Today, we take an in-depth look at the numbers to answer a single question:
What’s the global cost of latency in 2022?
In 2014, Gartner estimated network downtime to cost an average of $5,600 per minute, extrapolating to $336k per hour, but that was eight years ago.
A more recent 2020 report by Statista states that an hour of downtime costs enterprises between $300k to over $5 million in 2019 and 2020.
We can only guess the actual numbers for 2022 but considering that 2021 saw a significant number of high-profile outages breaking the Internet, it’s only reasonable to expect the total cost of latency and service outages to have increased.
There are over 10,000 website outages globally in any given hour, most of which are caused by timeouts (mainly due to latency) and over 1,000 entire network outage events per month…
We can only estimate the global cost of latency to be in the billions globally.
Let’s take a look at some notable and costly examples.
How latency hurts businesses’ bottom line

Latency doesn't only impact businesses' bottom line when it causes a full-blown service outage. Dealing with unreliable network performance and slower or inconsistent load speeds will also cost companies customers and sales.
In an interconnected infrastructure, where a handful of cloud networks influences most services, high latency in any part of this infrastructure can be fatal to business revenues. This is especially true in e-commerce, where impatient shoppers can abandon shopping carts.
The e-commerce giant, Amazon, found in a 2009 study that every 100ms in added page load time cost Amazon 1% in revenue. In 2009, that 1% revenue loss equated to $107 million. Today, Amazon's same 1% revenue loss would be about $1.2 billion.
It's no wonder Amazon is pouring billions of dollars into Internet-service-related investments in the UK and the USA.
But e-commerce isn't just Amazon. (Not yet anyway!)
A 2017 study done by Akamai found that a 100-millisecond delay in website load time can hurt conversion rates by 7% (this is the percentage of users who take the desired action, usually buying a product).

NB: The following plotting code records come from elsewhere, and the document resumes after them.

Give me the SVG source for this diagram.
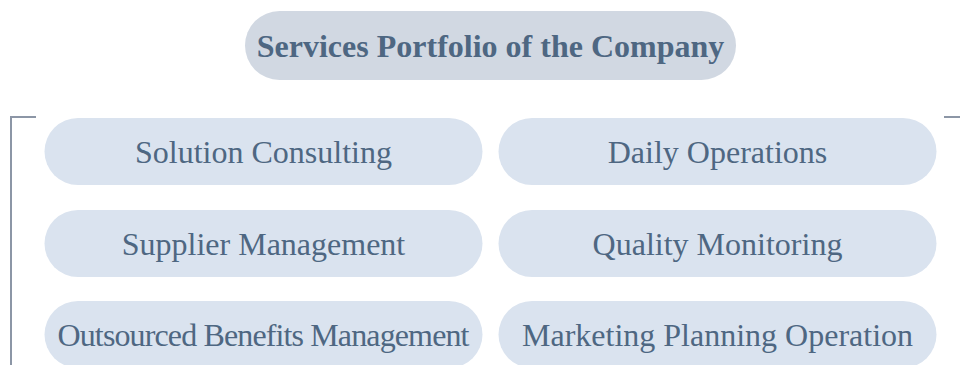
<svg xmlns="http://www.w3.org/2000/svg" width="960" height="365" viewBox="0 0 960 365">
  <style>
    .pill { fill: #dae3ef; }
    .title-pill { fill: #d1d8e2; }
    .label { font-family: "Liberation Serif", "Times New Roman", serif; font-size: 32px; fill: #4e6782; text-anchor: middle; }
    .title { font-family: "Liberation Serif", "Times New Roman", serif; font-size: 32px; font-weight: bold; fill: #4e6782; text-anchor: middle; }
    .bracket { fill: none; stroke: #8c96a6; stroke-width: 2; }
  </style>
  <rect width="960" height="365" fill="#ffffff"/>

  <!-- frame lines -->
  <g id="connectors">
    <polyline class="bracket" points="36,117 11,117 11,365"/>
    <line class="bracket" x1="944" y1="117" x2="960" y2="117"/>
  </g>

  <g id="title">
    <rect class="title-pill" x="245" y="11" width="491" height="69" rx="34.5"/>
    <text class="title" x="490.5" y="56.5">Services Portfolio of the Company</text>
  </g>

  <g id="solution-consulting">
    <rect class="pill" x="44.5" y="118" width="438" height="67" rx="33.5"/>
    <text class="label" x="263.5" y="162.5">Solution Consulting</text>
  </g>
  <g id="daily-operations">
    <rect class="pill" x="498.5" y="118" width="438" height="67" rx="33.5"/>
    <text class="label" x="717.5" y="162.5">Daily Operations</text>
  </g>

  <g id="supplier-management">
    <rect class="pill" x="44.5" y="210" width="438" height="67" rx="33.5"/>
    <text class="label" x="263.5" y="254.5">Supplier Management</text>
  </g>
  <g id="quality-monitoring">
    <rect class="pill" x="498.5" y="210" width="438" height="67" rx="33.5"/>
    <text class="label" x="717.5" y="254.5">Quality Monitoring</text>
  </g>

  <g id="outsourced-benefits-management">
    <rect class="pill" x="44.5" y="301" width="438" height="67" rx="33.5"/>
    <text class="label" x="263.5" y="345.5" textLength="412" lengthAdjust="spacing">Outsourced Benefits Management</text>
  </g>
  <g id="marketing-planning-operation">
    <rect class="pill" x="498.5" y="301" width="438" height="67" rx="33.5"/>
    <text class="label" x="717.5" y="345.5">Marketing Planning Operation</text>
  </g>
</svg>
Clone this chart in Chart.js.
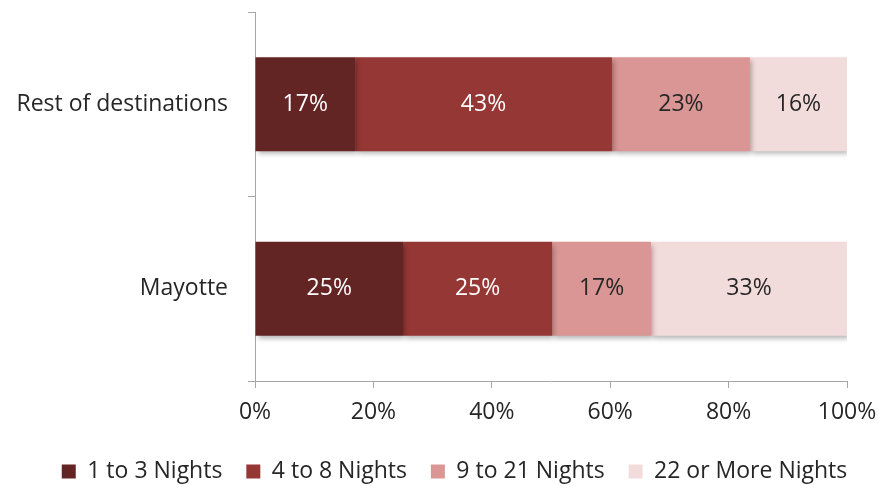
<!DOCTYPE html>
<html lang="en">
<head>
<meta charset="UTF-8">
<title>Length of stay by destination</title>
<script src="https://cdn.jsdelivr.net/npm/chart.js"></script>
<style>
    body { margin: 0; background: #fff; }
    #wrap { width: 879px; height: 486px; position: relative; }
</style>
</head>
<body>
<div id="wrap"><canvas id="stayChart"></canvas></div>
<script>
    // destinations, top to bottom
    const destinations = ["Rest of destinations", "Mayotte"];
    const stayLabels = ["1 to 3 Nights", "4 to 8 Nights", "9 to 21 Nights", "22 or More Nights"];
    // share of trips (%) per destination
    const nights1to3 = [16.9, 25.0];
    const nights4to8 = [43.4, 25.2];
    const nights9to21 = [23.3, 16.7];
    const nights22plus = [16.4, 33.1];
    const xTicks = [0, 20, 40, 60, 80, 100];

    const colors = ["#632523", "#953735", "#d99694", "#f2dcdb"];
    const labelColors = ["#ffffff", "#ffffff", "#262626", "#262626"];
    const FONT = "'Open Sans', Lato, sans-serif";
    const FONT_SIZE = 23;

    // soft drop shadow under the bars
    const barShadow = {
        id: "barShadow",
        beforeDatasetsDraw(chart) {
            const ctx = chart.ctx;
            ctx.save();
            ctx.shadowColor = "rgba(0,0,0,0.3)";
            ctx.shadowBlur = 5;
            ctx.shadowOffsetX = 2;
            ctx.shadowOffsetY = 3;
        },
        afterDatasetsDraw(chart) {
            chart.ctx.restore();
        }
    };

    // percentage labels centred on each segment
    const segmentLabels = {
        id: "segmentLabels",
        afterDatasetsDraw(chart) {
            const ctx = chart.ctx;
            ctx.save();
            ctx.font = FONT_SIZE + "px " + FONT;
            ctx.textAlign = "center";
            ctx.textBaseline = "middle";
            chart.data.datasets.forEach((ds, i) => {
                chart.getDatasetMeta(i).data.forEach((bar, j) => {
                    const c = bar.getCenterPoint();
                    ctx.fillStyle = labelColors[i];
                    ctx.fillText(Math.round(ds.data[j]) + "%", c.x, c.y);
                });
            });
            ctx.restore();
        }
    };

    // nudge the legend row a little to the right
    const legendShift = {
        id: "legendShift",
        afterLayout(chart) {
            if (chart.legend) {
                chart.legend.left += 15;
                chart.legend.right += 15;
            }
        }
    };

    const series = [nights1to3, nights4to8, nights9to21, nights22plus];

    new Chart(document.getElementById("stayChart"), {
        type: "bar",
        data: {
            labels: destinations,
            datasets: series.map((vals, i) => ({
                label: stayLabels[i],
                data: vals,
                backgroundColor: colors[i],
                borderWidth: 0,
                barPercentage: 0.51,
                categoryPercentage: 1
            }))
        },
        options: {
            indexAxis: "y",
            responsive: true,
            maintainAspectRatio: false,
            animation: false,
            layout: { padding: { top: 12, right: 0, bottom: -7, left: 0 } },
            plugins: {
                legend: {
                    position: "bottom",
                    labels: {
                        boxWidth: 14,
                        boxHeight: 14,
                        padding: 6,
                        color: "#262626",
                        font: { family: FONT, size: FONT_SIZE },
                        // wider gaps between legend entries
                        generateLabels(chart) {
                            const items = Chart.defaults.plugins.legend.labels.generateLabels(chart);
                            items.forEach((it, i) => {
                                if (i < items.length - 1) it.text += "\u00a0\u00a0\u00a0";
                            });
                            return items;
                        }
                    }
                },
                tooltip: { enabled: false }
            },
            scales: {
                x: {
                    stacked: true,
                    min: 0,
                    max: 100,
                    afterFit(scale) {
                        scale.height = 73;
                        scale.paddingLeft = 0;
                        scale.paddingRight = 32;
                    },
                    afterBuildTicks(scale) { scale.ticks = xTicks.map(v => ({ value: v })); },
                    ticks: {
                        padding: 11,
                        color: "#262626",
                        font: { family: FONT, size: FONT_SIZE },
                        callback: v => v + "%"
                    },
                    grid: { drawOnChartArea: false, tickLength: 7, color: "#a6a6a6" },
                    border: { color: "#a6a6a6" }
                },
                y: {
                    stacked: true,
                    afterFit(scale) {
                        scale.width = 255;
                        scale.paddingTop = 0;
                        scale.paddingBottom = 0;
                    },
                    ticks: {
                        padding: 20,
                        color: "#262626",
                        font: { family: FONT, size: FONT_SIZE }
                    },
                    grid: { drawOnChartArea: false, tickLength: 7, offset: true, color: "#a6a6a6" },
                    border: { color: "#a6a6a6" }
                }
            }
        },
        plugins: [barShadow, segmentLabels, legendShift]
    });
</script>
</body>
</html>
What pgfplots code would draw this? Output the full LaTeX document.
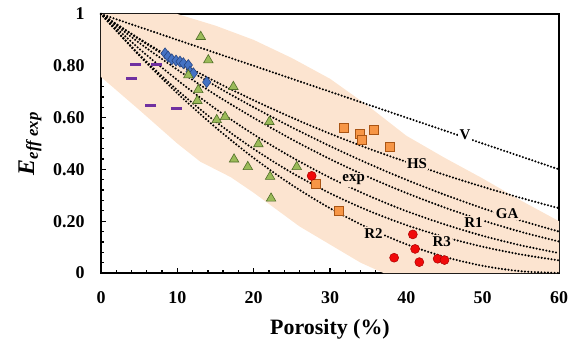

This puts your average small e-commerce store making $100,000 a year at risk of losing $7,000 of their revenue only to latency issues. With 1.8 million online retailers operating in the US and 7.1 million globally, every 7% loss adds up to hundreds of millions. In short, e-commerce businesses can't afford to have slower load speeds and higher latency than their competition.
E-commerce is far from being the only industry affected.
Google shared the following infographic in 2018 of benchmarks that apply across industries:

Now, of course, page load times aren’t only affected by latency. But reducing latency on any network will easily save valuable milliseconds in page load times and significantly reduce bounce rates.
That’s why enterprises worldwide are investing billions in minimizing latency-related issues.
Examples of Billion-Dollar investments to fight latency
Take this $1.5B investment, for example, used to cut London-Tokyo latency by 60ms in 2012.
A paper called The Cost of Latency in High-Frequency Trading estimates that a 1ms advantage in latency can be worth upwards of $100 million per year to trading firms. More than enough to warrant sending out a convoy of ice breakers and specially-adapted polar ice-rated cable laying ships to lay a fiber optic cable through the Arctic.
The cost of latency should not be solely derived from lost revenue numbers. The opportunity cost of not unlocking future growth potential should also be considered.
Despite McKinsey’s research team estimating that the Metaverse could reach $5 trillion in value by 2030, Mark Zuckerberg from Meta admitted that to create “a true sense of presence in virtual worlds … will require massive advances in connectivity.” He has openly admitted that we are not yet ready for what’s to come. Users trying to enjoy smart glasses and VR headsets (the basic version of the Metaverse) are already experiencing significant lags and loading issues. That’s the reason why Meta keeps investing billions in network infrastructures.
The human element
Monetary costs are not the only costs. There are real-life scenarios where a service outage could have drastic social consequences too.
In 2020, a 12-hour and 13-minute outage in the USA led to congestion across T-Mobile's 4G, 3G, and 2G networks.
This congestion failed more than 23,000 emergency calls.
T-Mobile had to settle a lawsuit with the Federal Communications Commission (FCC) by paying a fine of nearly $20 million. A small price to pay compared to the consequences in public safety caused by the failure of thousands of 911 calls.
At Syntropy, we believe that as the Internet becomes a widely accessible public good across the globe and, as we like to say, a fundamental human right, it's more important than ever to do everything we can to build a more innovative and more reliable infrastructure that will minimize latency, network congestion, and service outages for the future.
It's a costly issue for everyone, after all.